Posted by Don Bryant on April 8, 2009

Ehrman is a professor of religion at UNC-Chapel Hill. A popular lecturer he is regularly featured by the Teaching Company, which records courses of many of the great teachers on university campuses (a series I regularly listen to or watch via the public library). He is also a good read, publishing books on early Christianity and the early New Testament documents. To quote Ben Witherington, in age disposed to ‘dis’ the Bible anyway, which is to say, in a generally Biblically illiterate age, Bart’s work has been seen as confirming suspicions already long held by the skeptical or those prone to be skeptical about the Bible and Christianity. Since Bart is a Wheaton College graduate, former evangelical and now atheist, he knows how to land the blows he wants to strike against orthodox Christianity and what he considers unwarranted confidence in the Bible. His most popular book as of late seems to be Misquoting Jesus, and now he is out with a new work, Jesus Interrupted. (A great title, by the way, if you are writing for the audience Bart writes for. This is a take off on the book Girl Interrupted which was also made into a film and a popular work among the young).

Ben Witherington takes on Ehrman’s skepticism and his scholarship. Ben’s writings are sane, balanced, broad in scope and charitable without gullibility. I recommend him on all things scholarly when it comes to New Testament studies. I always check in on his blog. He does not skimp on analysis. Get ready to do some reading. But he is worth the read and builds confidence in the Bible student that when she reads the New Testament, it is virtually the very writings of the original authors that are being read and that authentic Christianity is the product of the New Testament documents and not the product of later conspiracies by the church to turn Jesus of Nazareth into something he actually was not, a view popularized by such works as the Divinci Code.

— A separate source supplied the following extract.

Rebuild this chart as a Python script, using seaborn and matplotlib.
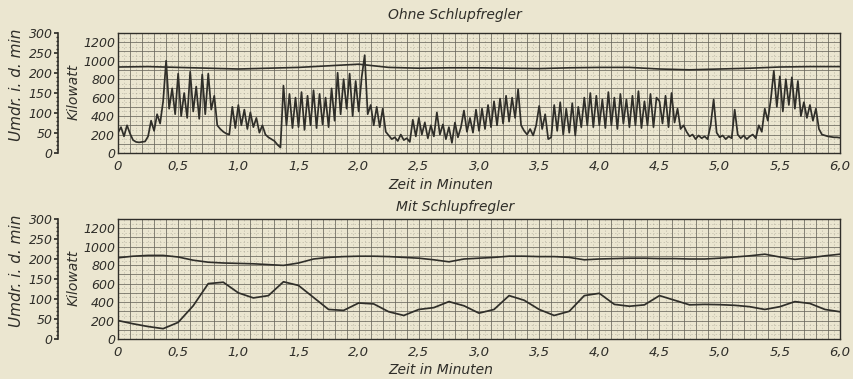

I just wish that Ben was not a Methodist and Arminian. Often his commitment to Arminianism becomes the linchpin of some of his arguments, and when it does, then Armininianism itself becomes the issue. And when that becomes the center out of which a response is formed, then I become uneasy. For instance, Ben dismisses part of Ehrman’s thought because Ehrman in Ben’s view is arguing a position that is actually a rejection of the God of Calvinism. Ben’s God is not that God; therefore, Ehrman is arguing against something which does not exist. Well, okay, but then Ben must go on to demonstrate that his version of God is superior to Calvin’s. And in my view Arminianism can’t yield a superior God. It comes as no surprise that Ben is not a fan of John Piper

Still, I think for scholarship itself and as a compendium for the latest in biblical studies, Ben is a rich resource and a friend to orthodoxy and evangelicalism in particular.